Oponerse a la injusticia del mundo podrá parecer ilusorio, arriesgado e inútil. Si es ilusorio o no, júzguese por las bienaventuranzas; cuatro de ellas se refieren a los que el mundo llama ilusos: «Dichosos los que tienen hambre y sed de justicia, los puros de corazón (= los sinceros), los que trabajan por la paz, los que sufren persecución por ser fieles» (Mt 5:6, 8-10).
En la lucha cristiana, la batalla decisiva ha sido ya ganada.
Sin remitirnos a vetustos tratados sobre «la vanidad del mundo», quien vive en él sabe que la ambición no engendra felicidad. Nunca como en esta época de codicia y rivalidad estimuladas han pululado las neurosis, hasta constituir una preocupación social. El desequilibrio crece con el afán de subir y dominar. El mundo no ofrece paz, sus promesas son falaces, porque impiden la integración del hombre, privándolo del sosiego. Bajo las blanduras de su confort se siente su hosquedad y desabrimiento.

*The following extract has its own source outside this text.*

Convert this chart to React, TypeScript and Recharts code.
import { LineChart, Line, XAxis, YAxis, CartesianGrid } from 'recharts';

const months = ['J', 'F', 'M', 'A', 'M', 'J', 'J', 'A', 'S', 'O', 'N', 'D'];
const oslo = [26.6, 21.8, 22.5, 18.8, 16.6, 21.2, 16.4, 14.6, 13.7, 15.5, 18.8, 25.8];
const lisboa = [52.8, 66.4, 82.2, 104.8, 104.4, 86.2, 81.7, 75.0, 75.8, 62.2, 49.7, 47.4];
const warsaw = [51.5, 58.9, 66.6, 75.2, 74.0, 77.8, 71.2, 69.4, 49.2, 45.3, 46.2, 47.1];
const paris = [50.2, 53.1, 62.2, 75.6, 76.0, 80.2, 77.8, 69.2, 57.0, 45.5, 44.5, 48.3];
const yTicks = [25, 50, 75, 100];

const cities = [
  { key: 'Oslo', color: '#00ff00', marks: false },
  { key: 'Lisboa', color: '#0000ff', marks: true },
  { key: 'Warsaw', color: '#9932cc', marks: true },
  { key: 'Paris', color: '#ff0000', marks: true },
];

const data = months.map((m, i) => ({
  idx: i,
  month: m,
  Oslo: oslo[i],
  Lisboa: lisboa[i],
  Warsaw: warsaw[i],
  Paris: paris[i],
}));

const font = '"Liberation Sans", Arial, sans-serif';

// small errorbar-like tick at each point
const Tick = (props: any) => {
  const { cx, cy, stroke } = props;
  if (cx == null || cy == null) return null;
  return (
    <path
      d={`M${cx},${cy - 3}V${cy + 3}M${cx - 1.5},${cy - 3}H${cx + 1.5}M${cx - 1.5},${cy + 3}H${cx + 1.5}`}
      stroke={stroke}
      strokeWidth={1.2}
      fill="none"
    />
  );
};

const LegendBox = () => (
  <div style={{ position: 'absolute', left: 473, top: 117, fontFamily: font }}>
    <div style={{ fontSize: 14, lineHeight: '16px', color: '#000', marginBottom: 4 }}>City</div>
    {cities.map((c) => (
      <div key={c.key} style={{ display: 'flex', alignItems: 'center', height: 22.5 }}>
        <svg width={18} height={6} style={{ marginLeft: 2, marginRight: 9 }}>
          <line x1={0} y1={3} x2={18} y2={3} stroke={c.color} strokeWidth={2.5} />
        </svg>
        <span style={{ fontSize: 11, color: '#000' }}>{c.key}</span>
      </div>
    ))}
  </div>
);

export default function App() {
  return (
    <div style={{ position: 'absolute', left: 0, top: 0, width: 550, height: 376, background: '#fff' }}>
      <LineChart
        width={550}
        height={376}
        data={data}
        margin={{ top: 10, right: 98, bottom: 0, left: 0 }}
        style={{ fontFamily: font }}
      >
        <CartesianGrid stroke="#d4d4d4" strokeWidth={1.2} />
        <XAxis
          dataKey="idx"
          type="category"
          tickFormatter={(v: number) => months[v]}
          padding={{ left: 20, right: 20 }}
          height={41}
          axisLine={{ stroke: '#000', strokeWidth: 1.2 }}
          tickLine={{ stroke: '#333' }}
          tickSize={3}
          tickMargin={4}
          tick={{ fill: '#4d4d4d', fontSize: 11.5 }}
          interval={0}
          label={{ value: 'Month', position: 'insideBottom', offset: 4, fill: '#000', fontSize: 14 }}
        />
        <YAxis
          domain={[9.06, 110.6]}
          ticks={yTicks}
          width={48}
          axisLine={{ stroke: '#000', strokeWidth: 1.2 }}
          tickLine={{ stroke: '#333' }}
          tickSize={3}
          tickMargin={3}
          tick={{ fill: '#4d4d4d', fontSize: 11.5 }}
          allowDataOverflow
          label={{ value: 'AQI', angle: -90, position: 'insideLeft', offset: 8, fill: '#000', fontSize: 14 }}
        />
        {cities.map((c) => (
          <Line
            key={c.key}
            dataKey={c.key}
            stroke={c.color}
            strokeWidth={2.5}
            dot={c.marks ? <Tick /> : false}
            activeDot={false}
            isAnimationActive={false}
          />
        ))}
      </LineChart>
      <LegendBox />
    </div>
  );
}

Al contrario, la vocación cristiana, que centra al hombre y extirpa sus cánceres, es causa de paz y alegría. Le bastaría eso para no ser ilusoria. Pero hay más: en esta lucha, la batalla decisiva ha sido ya ganada. Refiriéndose a su pasión y muerte, dice Cristo: «Ahora el jefe de este mundo va a ser echado fuera» (Jn 12:31), y para alentar a los discípulos en el cenáculo, les asegura: «En el mundo tendréis persecuciones, pero ánimo, que yo he vencido al mundo» (Jn 16:33). Quizá los cristianos no se dan bastante cuenta del efecto de la redención: la estructura de mal, creada por los hombres, está minada, le flaquea el cimiento. Es todavía un baluarte imponente, con mil recursos para oprimir y matar, pero está socavada y destinada a la ruina. Dios ha tomado la iniciativa y el mal será arrasado implacablemente. Los cristianos deben vivir con esta seguridad, aun en medio de la persecución y del dolor: «No tengáis miedo de los que matan el cuerpo» (Mt 10:28).

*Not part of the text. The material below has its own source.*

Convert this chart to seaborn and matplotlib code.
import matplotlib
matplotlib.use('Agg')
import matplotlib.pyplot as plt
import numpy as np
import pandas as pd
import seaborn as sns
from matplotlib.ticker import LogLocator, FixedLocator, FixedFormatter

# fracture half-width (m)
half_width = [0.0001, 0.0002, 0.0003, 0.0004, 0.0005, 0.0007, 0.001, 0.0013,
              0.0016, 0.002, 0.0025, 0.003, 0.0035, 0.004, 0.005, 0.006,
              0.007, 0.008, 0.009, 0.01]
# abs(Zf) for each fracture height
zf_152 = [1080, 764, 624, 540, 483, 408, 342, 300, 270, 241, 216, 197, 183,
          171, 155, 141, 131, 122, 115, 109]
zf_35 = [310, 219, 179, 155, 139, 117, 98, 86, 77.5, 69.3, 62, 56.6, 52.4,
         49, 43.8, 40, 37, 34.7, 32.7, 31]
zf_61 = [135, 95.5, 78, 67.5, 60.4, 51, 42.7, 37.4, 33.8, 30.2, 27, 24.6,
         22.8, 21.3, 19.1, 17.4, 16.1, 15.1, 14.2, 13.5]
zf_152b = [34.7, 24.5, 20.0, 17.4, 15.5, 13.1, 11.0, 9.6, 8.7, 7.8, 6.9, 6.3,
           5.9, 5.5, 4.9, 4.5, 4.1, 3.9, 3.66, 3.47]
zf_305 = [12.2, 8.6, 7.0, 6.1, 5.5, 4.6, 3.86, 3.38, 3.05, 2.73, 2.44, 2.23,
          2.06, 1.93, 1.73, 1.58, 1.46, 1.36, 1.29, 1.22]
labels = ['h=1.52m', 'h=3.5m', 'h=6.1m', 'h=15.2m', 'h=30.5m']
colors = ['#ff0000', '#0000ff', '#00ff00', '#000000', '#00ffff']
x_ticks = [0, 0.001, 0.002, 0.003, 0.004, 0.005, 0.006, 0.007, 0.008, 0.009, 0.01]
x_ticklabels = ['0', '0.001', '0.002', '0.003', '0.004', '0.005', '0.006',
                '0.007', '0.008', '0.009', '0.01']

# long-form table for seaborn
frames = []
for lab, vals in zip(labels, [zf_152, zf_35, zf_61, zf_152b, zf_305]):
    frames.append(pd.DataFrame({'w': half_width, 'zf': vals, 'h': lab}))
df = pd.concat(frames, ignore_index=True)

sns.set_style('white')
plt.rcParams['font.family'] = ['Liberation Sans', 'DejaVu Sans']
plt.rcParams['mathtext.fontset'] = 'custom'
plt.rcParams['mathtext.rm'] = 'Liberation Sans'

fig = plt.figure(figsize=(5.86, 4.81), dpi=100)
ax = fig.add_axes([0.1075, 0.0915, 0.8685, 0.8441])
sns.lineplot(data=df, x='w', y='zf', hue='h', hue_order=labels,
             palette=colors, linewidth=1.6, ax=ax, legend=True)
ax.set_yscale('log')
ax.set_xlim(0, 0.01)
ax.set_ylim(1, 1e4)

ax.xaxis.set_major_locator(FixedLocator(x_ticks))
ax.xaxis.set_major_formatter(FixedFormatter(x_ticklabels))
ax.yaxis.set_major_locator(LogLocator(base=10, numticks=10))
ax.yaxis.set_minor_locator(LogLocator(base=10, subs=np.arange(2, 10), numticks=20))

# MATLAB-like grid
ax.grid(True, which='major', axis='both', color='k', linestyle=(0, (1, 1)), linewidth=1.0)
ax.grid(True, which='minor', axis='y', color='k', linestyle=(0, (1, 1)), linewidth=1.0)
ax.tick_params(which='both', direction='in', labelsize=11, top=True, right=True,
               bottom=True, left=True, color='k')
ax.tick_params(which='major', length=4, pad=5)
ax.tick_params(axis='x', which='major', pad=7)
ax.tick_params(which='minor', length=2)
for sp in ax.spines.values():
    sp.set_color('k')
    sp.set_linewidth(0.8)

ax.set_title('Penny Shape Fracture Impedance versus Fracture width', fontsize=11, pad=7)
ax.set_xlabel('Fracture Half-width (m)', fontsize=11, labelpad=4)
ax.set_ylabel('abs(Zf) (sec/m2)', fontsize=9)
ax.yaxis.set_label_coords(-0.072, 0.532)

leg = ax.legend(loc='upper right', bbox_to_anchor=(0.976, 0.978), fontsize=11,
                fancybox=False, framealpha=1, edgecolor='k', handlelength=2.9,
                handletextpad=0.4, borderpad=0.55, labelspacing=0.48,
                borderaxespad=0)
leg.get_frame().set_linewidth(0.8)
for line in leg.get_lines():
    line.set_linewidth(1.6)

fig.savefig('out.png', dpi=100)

Así se explica la alegría cristiana. Nace de sentirse reconciliado y en paz, de la protección del Padre (Jn 17:13), de Cristo presente y activo en la comunidad; es fruto del Espíritu (Gál 5:22) que orienta la vida hacia la verdad y el amor. Se basa también en la certeza de que el mundo perverso se desplomará para dar lugar a una sociedad humana más justa, que Dios transformará inefablemente en su reino.

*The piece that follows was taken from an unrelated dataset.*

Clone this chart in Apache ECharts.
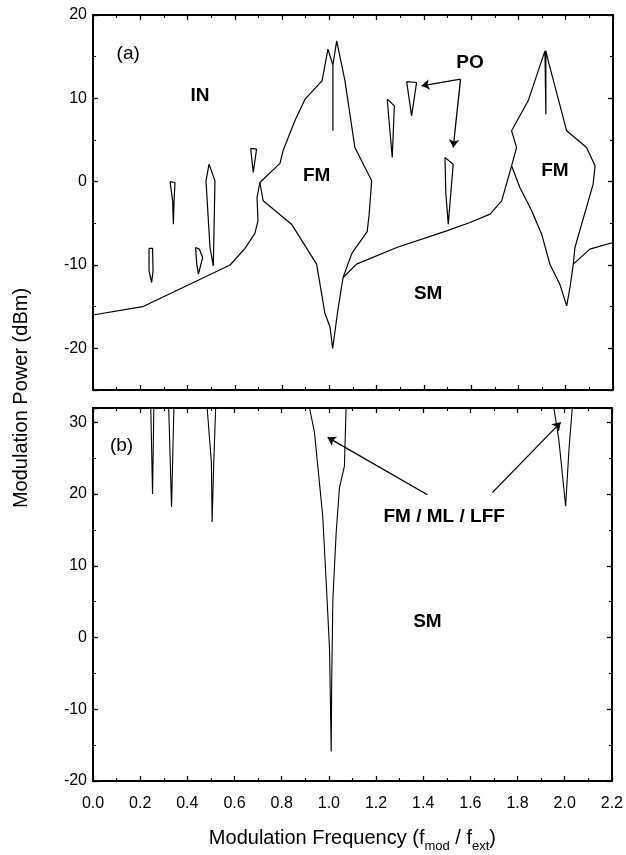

La alegría es el clima normal del cristiano, siendo fruto del Espíritu que ha recibido. San Pablo insiste en que los filipenses estén siempre alegres (Flp 5:4) y él mismo se dirige a los corintios llamándose «cooperador en su alegría» (2 Cor 1:24); eso debe ser el cristiano en una sociedad crispada y recelosa. El mundo es un coloso enfermo; la Iglesia será un pigmeo, pero de salud robusta, y sabe que vivirá para siempre. Cada acción en pro de la unidad humana es un paso adelante en el camino del reino y un tachón en el pecado del mundo.